I believe the Sage implementation of symmetric groups uses GAP which composes permutations in the opposite order to what I am used to. E.g. if (1,2) denotes the permutations switching 1 and 2, and (2,3) switches 2 and 3, then I would say (1,2) * (2,3) = (1,2,3), because I would first evaluate (2,3) and then (1,2) (the order in which one evaluates functions). Sage on the other hand produces (1,2) * (2,3) = (1,3,2).
About a year ago, a friend helped me overload the definition of the binary operation to have the composition of permutations evaluated in the order I am used to. The code that worked was
class NewSymmetricGroupElement(sage.groups.perm_gps.permgroup_element.SymmetricGroupElement):
def _mul_(self, other):
"""Calling the original class method with order inverted"""
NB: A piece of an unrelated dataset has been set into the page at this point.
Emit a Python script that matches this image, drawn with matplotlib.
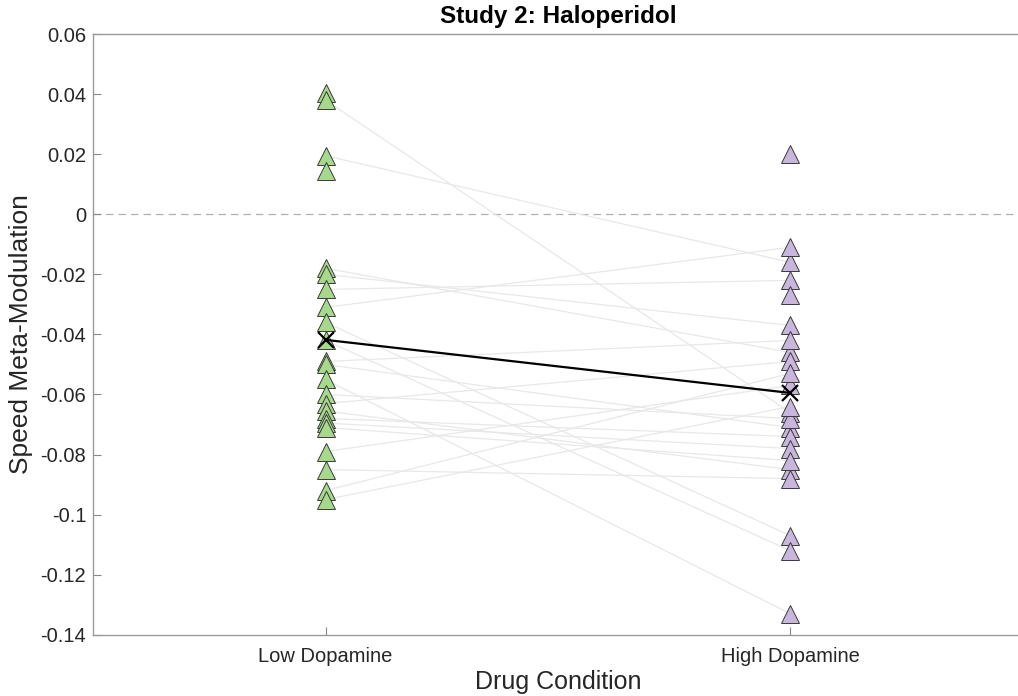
import numpy as np
import matplotlib
matplotlib.use("Agg")
import matplotlib.pyplot as plt

plt.rcParams['font.family'] = ['Liberation Sans', 'DejaVu Sans']

conditions = ['Low Dopamine', 'High Dopamine']

# paired per-subject values (nan = no partner in the other condition)
low_dopamine = [0.0405, 0.038, 0.0195, 0.0145, -0.018, -0.020, -0.025, -0.031, -0.036,
                -0.042, -0.049, -0.050, -0.055, -0.060, -0.063, -0.0655, -0.068,
                -0.0695, -0.071, -0.079, -0.085, -0.092, -0.095, np.nan, np.nan]
high_dopamine = [np.nan, -0.066, -0.016, np.nan, -0.046, -0.037, -0.022, -0.011, -0.107,
                 -0.112, -0.042, -0.071, -0.133, -0.068, -0.049, -0.085, -0.074,
                 -0.078, -0.082, -0.057, -0.088, -0.053, -0.064, 0.020, -0.027]

yticks = [0.06, 0.04, 0.02, 0, -0.02, -0.04, -0.06, -0.08, -0.1, -0.12, -0.14]

low = np.array(low_dopamine)
high = np.array(high_dopamine)

fig = plt.figure(figsize=(10.18, 6.96), dpi=100)
ax = fig.add_axes([0.0915, 0.088, 0.913, 0.863])

# subject lines
for a, b in zip(low, high):
    if not (np.isnan(a) or np.isnan(b)):
        ax.plot([1, 2], [a, b], color='#e8e8e8', lw=0.9, zorder=1)

ax.axhline(0, color='#b0b0b0', lw=0.9, ls=(0, (6, 4)), zorder=0)

ax.plot(np.ones(len(low)), low, linestyle='none', marker='^', markersize=12.5,
        markerfacecolor='#a6d98a', markeredgecolor='#3a3a3a', markeredgewidth=0.7, zorder=2)
ax.plot(np.full(len(high), 2), high, linestyle='none', marker='^', markersize=12.5,
        markerfacecolor='#c8b6dc', markeredgecolor='#3a3a3a', markeredgewidth=0.7, zorder=2)

means = [np.nanmean(low), np.nanmean(high)]
ax.plot([1, 2], means, color='black', lw=1.6, marker='x', markersize=11,
        markeredgewidth=1.6, zorder=3)

ax.set_xlim(0.5, 2.5)
ax.set_ylim(-0.14, 0.06)
ax.set_xticks([1, 2])
ax.set_xticklabels(conditions, fontsize=14.5)
ax.set_yticks(yticks)
ax.set_yticklabels([f'{t:g}' for t in yticks], fontsize=14.5)
ax.tick_params(direction='in', length=6, color='#888888', labelcolor='#262626', width=0.8)
ax.tick_params(axis='x', pad=9)
ax.tick_params(axis='y', pad=5)
for s in ax.spines.values():
    s.set_color('#999999')
    s.set_linewidth(1.0)

ax.set_title('Study 2: Haloperidol', fontsize=17.5, fontweight='bold', pad=8)
ax.set_xlabel('Drug Condition', fontsize=18, color='#262626')
ax.set_ylabel('Speed Meta-Modulation', fontsize=19, color='#262626')
ax.xaxis.set_label_coords(0.5, -0.058)
ax.yaxis.set_label_coords(-0.065, 0.5)

fig.savefig('out.png', dpi=100)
return sage.groups.perm_gps.permgroup_element.SymmetricGroupElement._mul_(other, self)
class NewSymmetricGroup(SymmetricGroup):
def _element_class(self):
return NewSymmetricGroupElement
I recently updated to Sage 8.4 and the code no longer works. Here is what happens, after executing the code above, I run:
NS3=NewSymmetricGroup(3); NS3
> Symmetric group of order 3! as a permutation group
a=NS3((1,2)); b=NS3((2,3));
a*b = (1,3,2) # I would expect (1,2,3)
Can anyone spot what I am doing wrong?